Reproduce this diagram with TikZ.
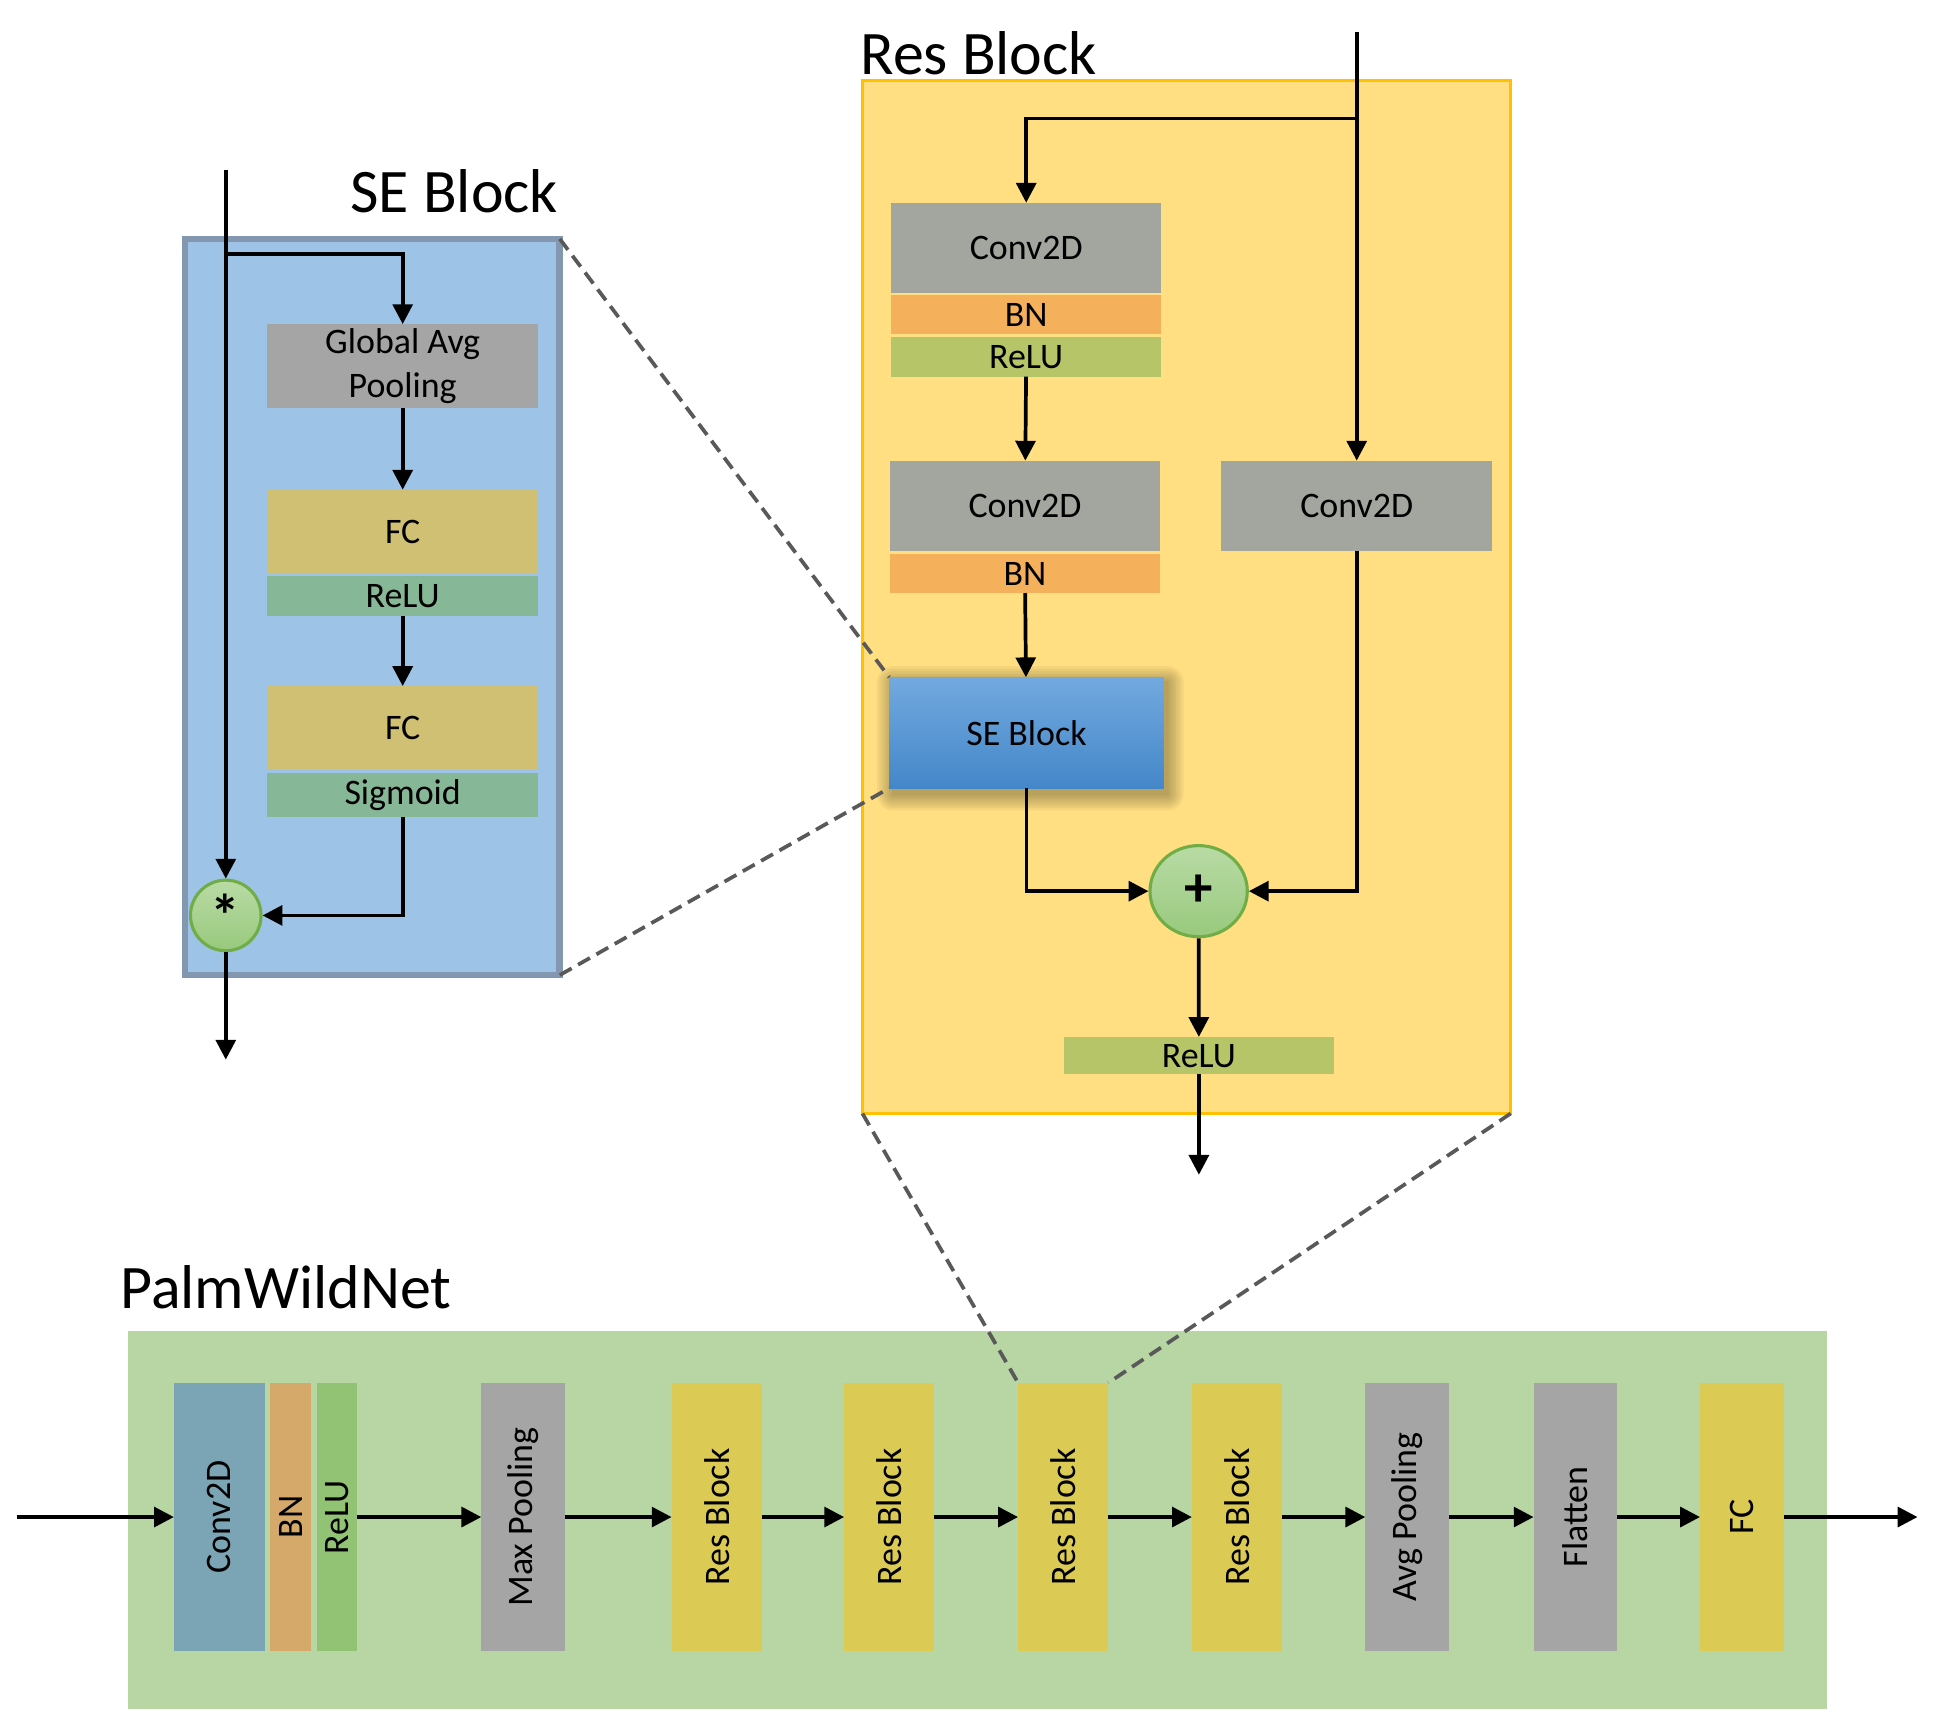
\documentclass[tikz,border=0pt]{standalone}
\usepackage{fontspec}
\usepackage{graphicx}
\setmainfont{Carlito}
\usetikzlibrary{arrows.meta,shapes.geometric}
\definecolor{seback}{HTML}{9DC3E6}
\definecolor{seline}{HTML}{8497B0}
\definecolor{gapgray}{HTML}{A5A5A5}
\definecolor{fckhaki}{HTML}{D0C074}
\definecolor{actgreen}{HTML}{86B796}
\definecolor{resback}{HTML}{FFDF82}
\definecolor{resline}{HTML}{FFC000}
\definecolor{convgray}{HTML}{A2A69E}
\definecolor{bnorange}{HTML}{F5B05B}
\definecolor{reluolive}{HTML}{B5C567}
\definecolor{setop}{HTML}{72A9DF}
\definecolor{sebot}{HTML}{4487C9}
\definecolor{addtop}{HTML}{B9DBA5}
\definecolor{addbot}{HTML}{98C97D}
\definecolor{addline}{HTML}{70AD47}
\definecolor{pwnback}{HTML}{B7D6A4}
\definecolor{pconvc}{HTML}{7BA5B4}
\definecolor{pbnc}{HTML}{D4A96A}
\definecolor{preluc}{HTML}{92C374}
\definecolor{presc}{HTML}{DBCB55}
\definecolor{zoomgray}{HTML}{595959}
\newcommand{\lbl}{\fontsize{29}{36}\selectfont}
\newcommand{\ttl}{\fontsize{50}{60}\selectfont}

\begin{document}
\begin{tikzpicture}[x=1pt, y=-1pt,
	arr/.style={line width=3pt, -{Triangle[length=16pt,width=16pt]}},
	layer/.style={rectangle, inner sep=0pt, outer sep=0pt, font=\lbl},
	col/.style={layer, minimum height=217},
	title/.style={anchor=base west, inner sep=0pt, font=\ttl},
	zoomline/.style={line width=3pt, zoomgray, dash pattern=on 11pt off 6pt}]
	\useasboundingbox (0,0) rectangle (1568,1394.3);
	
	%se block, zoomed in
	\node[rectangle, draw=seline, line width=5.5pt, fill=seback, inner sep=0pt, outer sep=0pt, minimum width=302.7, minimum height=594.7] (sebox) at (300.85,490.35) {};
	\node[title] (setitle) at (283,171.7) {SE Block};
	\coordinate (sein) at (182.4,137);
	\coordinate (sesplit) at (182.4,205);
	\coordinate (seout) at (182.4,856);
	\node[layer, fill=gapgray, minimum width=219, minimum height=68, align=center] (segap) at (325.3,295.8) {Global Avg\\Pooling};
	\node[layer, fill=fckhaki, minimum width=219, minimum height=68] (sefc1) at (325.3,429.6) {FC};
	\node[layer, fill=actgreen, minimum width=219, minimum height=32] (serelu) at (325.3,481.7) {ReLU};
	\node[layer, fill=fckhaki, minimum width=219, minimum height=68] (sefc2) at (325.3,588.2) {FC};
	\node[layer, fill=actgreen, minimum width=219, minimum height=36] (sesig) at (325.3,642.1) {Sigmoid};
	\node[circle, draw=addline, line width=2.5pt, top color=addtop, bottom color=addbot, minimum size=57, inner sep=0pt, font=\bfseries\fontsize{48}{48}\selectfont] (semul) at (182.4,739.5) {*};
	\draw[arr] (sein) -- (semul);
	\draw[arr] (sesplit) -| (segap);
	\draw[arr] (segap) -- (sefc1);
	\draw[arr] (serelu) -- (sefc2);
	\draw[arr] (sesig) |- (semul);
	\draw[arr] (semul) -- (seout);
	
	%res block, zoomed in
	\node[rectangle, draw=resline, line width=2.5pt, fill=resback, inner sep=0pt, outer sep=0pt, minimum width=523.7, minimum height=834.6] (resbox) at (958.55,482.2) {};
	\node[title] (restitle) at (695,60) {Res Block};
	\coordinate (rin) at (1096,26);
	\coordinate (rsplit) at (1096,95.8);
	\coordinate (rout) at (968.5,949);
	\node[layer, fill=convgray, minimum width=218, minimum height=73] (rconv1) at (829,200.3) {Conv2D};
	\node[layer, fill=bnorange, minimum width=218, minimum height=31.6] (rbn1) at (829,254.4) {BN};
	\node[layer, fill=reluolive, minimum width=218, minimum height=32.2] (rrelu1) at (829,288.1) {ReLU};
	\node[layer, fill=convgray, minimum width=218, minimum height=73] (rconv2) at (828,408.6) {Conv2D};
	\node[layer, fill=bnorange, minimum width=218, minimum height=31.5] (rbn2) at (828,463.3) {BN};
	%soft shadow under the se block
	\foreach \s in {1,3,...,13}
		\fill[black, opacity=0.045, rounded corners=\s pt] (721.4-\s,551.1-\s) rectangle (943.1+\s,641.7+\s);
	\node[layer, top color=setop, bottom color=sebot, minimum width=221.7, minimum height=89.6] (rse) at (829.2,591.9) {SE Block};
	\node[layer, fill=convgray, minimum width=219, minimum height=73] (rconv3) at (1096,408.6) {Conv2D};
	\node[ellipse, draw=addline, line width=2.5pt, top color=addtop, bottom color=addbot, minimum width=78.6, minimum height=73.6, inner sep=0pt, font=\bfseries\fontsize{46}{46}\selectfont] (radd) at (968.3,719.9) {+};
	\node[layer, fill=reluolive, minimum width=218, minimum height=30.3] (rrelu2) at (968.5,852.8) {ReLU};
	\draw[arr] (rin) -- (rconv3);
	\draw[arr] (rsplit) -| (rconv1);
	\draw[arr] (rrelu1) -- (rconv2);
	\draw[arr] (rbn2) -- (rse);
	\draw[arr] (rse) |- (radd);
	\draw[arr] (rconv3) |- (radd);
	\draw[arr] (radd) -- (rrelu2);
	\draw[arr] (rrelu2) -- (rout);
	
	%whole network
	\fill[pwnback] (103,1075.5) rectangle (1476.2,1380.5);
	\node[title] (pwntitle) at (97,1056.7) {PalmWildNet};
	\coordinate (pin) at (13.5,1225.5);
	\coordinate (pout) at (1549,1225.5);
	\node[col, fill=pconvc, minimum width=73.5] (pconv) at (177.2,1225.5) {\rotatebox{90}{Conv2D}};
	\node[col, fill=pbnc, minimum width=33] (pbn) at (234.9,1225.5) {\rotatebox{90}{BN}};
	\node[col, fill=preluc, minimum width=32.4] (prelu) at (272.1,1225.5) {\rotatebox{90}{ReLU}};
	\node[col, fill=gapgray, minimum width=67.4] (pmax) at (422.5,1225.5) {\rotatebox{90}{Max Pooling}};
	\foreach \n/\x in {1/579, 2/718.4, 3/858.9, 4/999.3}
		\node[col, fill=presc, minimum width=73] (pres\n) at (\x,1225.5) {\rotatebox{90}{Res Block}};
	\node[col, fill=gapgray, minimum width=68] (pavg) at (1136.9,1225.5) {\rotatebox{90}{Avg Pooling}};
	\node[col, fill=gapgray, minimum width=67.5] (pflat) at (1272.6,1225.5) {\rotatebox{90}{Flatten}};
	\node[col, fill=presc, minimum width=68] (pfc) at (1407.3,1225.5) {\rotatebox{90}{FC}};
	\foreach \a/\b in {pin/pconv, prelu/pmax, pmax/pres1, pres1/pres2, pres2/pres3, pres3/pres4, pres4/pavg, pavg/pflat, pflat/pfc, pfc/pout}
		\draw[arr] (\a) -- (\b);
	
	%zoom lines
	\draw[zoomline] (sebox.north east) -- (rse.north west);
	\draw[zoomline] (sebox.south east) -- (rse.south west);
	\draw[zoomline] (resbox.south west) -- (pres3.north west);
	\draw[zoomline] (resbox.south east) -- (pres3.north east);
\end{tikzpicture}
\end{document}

_ _ _ _ _

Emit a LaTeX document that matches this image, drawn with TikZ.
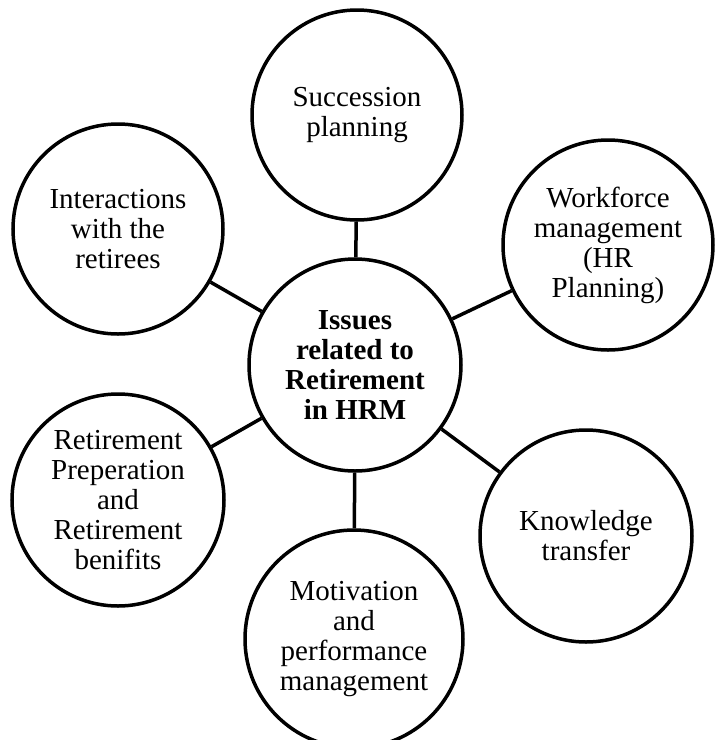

_ _ _ _ _

→ **PROMPT**: Using the entries above, extract exactly the lines from the one that contains "Reproduce this diagram with TikZ." through the one that contains "(0,0) rectangle (1568,1394.3);". Do not carry over any pictures.

→ **SOLVED PROBLEM**:
Reproduce this diagram with TikZ.
\documentclass[tikz,border=0pt]{standalone}
\usepackage{fontspec}
\usepackage{graphicx}
\setmainfont{Carlito}
\usetikzlibrary{arrows.meta,shapes.geometric}
\definecolor{seback}{HTML}{9DC3E6}
\definecolor{seline}{HTML}{8497B0}
\definecolor{gapgray}{HTML}{A5A5A5}
\definecolor{fckhaki}{HTML}{D0C074}
\definecolor{actgreen}{HTML}{86B796}
\definecolor{resback}{HTML}{FFDF82}
\definecolor{resline}{HTML}{FFC000}
\definecolor{convgray}{HTML}{A2A69E}
\definecolor{bnorange}{HTML}{F5B05B}
\definecolor{reluolive}{HTML}{B5C567}
\definecolor{setop}{HTML}{72A9DF}
\definecolor{sebot}{HTML}{4487C9}
\definecolor{addtop}{HTML}{B9DBA5}
\definecolor{addbot}{HTML}{98C97D}
\definecolor{addline}{HTML}{70AD47}
\definecolor{pwnback}{HTML}{B7D6A4}
\definecolor{pconvc}{HTML}{7BA5B4}
\definecolor{pbnc}{HTML}{D4A96A}
\definecolor{preluc}{HTML}{92C374}
\definecolor{presc}{HTML}{DBCB55}
\definecolor{zoomgray}{HTML}{595959}
\newcommand{\lbl}{\fontsize{29}{36}\selectfont}
\newcommand{\ttl}{\fontsize{50}{60}\selectfont}

\begin{document}
\begin{tikzpicture}[x=1pt, y=-1pt,
	arr/.style={line width=3pt, -{Triangle[length=16pt,width=16pt]}},
	layer/.style={rectangle, inner sep=0pt, outer sep=0pt, font=\lbl},
	col/.style={layer, minimum height=217},
	title/.style={anchor=base west, inner sep=0pt, font=\ttl},
	zoomline/.style={line width=3pt, zoomgray, dash pattern=on 11pt off 6pt}]
	\useasboundingbox (0,0) rectangle (1568,1394.3);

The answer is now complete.